I put all the actual calculation in hasNext(); if it finds a next partition, it reports 'true', but it also has that next partition prepared and well. The implementation of next() only entails returning that partition, and two checks before that if one was found or if we first have to find the next one (in case next() is called twice in a row without a hasNext() in between).
So color me skeptical when the built-in Java profiling said he spent equal amount in both methods. Then I put in time counters myself in the code, and this is what it reported for a run calculating partitions of 75:
time in hasNext: 10828831745 8118265
time in next: 10659977218 8118263
The first number is the nanoseconds, the second the number of calls.
My implementation of the ZS1 algorithm from the paper gives:
time in convert: 10953318714 8118263
time in hasNext: 10293843313 8118265
time in next: 10072671076 8118263
The extra method 'convert' is needed to convert the result to the right format.

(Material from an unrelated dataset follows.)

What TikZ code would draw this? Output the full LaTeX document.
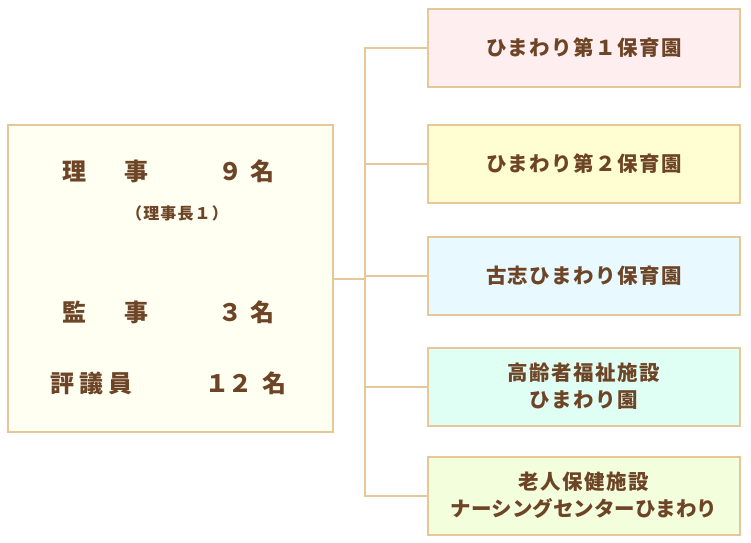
\documentclass[tikz,border=0pt]{standalone}
\usepackage{fontspec}
\newfontfamily\jp{Noto Sans CJK JP}[LetterSpace=7]
\newfontfamily\jpplain{Noto Sans CJK JP}
\definecolor{frame}{HTML}{E6C797}
\definecolor{ink}{HTML}{6E4426}
\definecolor{boardbg}{HTML}{FFFFF2}
\definecolor{pinkbg}{HTML}{FFEEF0}
\definecolor{yellowbg}{HTML}{FFFDD2}
\definecolor{bluebg}{HTML}{E8FAFF}
\definecolor{mintbg}{HTML}{E0FFF4}
\definecolor{greenbg}{HTML}{F3FFDC}

\def\boxX{584}

\begin{document}
\begin{tikzpicture}[x=1pt,y=-1pt,
    box/.style={draw=frame,line width=2pt,minimum width=312pt,minimum height=78pt,
      inner sep=0pt,align=center,text=ink,font=\jp\bfseries\fontsize{20.5}{27}\selectfont},
    wire/.style={draw=frame,line width=2pt},
    lbl/.style={text=ink,inner sep=0pt,font=\jpplain\bfseries\fontsize{24}{24}\selectfont},
    note/.style={text=ink,inner sep=0pt,font=\jp\bfseries\fontsize{16}{16}\selectfont}]
  \useasboundingbox (0,0) rectangle (751,542);

  \node[box,fill=boardbg,minimum width=325pt,minimum height=307pt]
    (board) at (170.5,278.5) {};

  \node[lbl,anchor=west] (riji) at (62,171) {理\hspace{38pt}事};
  \node[lbl,anchor=east] (rijinum) at (275,171) {９\hspace{8pt}名};
  \node[note] (rijicho) at (177,213) {（理事長１）};
  \node[lbl,anchor=west] (kanji) at (62,312) {監\hspace{38pt}事};
  \node[lbl,anchor=east] (kanjinum) at (275,312) {３\hspace{8pt}名};
  \node[lbl,anchor=west] (hyogiin) at (50,383) {評\hspace{5pt}議\hspace{5pt}員};
  \node[lbl,anchor=east] (hyogiinnum) at (287,383) {１\hspace{-1pt}２\hspace{10pt}名};

  \node[box,fill=pinkbg] (hoiku1) at (\boxX,48) {ひまわり第１保育園};
  \node[box,fill=yellowbg] (hoiku2) at (\boxX,164) {ひまわり第２保育園};
  \node[box,fill=bluebg] (koshi) at (\boxX,276) {古志ひまわり保育園};
  \node[box,fill=mintbg] (koureisha) at (\boxX,386.5) {高齢者福祉施設\\ひまわり園};
  \node[box,fill=greenbg] (roujin) at (\boxX,495.5)
    {老人保健施設\\{\addfontfeature{LetterSpace=0}ナーシングセンターひまわり}};

  \coordinate (trunk) at (365,0);
  \draw[wire] (board.east) -- (board.east -| trunk);
  \draw[wire] (hoiku1.west) -| (trunk |- roujin.west) -- (roujin.west);
  \foreach \n in {hoiku2,koshi,koureisha}
    \draw[wire] (\n.west) -- (\n.west -| trunk);
\end{tikzpicture}
\end{document}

For the partition 4 = 2 + 1 + 1, the ZS1 algorithm gives the list (2, 1, 1), and I have to convert that to the list (2, 1, 0, 0). As you see, that costs equal time to any of the other two methods.
My conclusion of this is, that the time needed for the actual calculations are trifle compared to the overhead of the function calls. It would be a nice experiment to rewrite the stuff in C or C++ to see if that works better

.
Oh, and I already threw out most of the other overhead. The partitions I return are simple integer arrays, no fancy objects.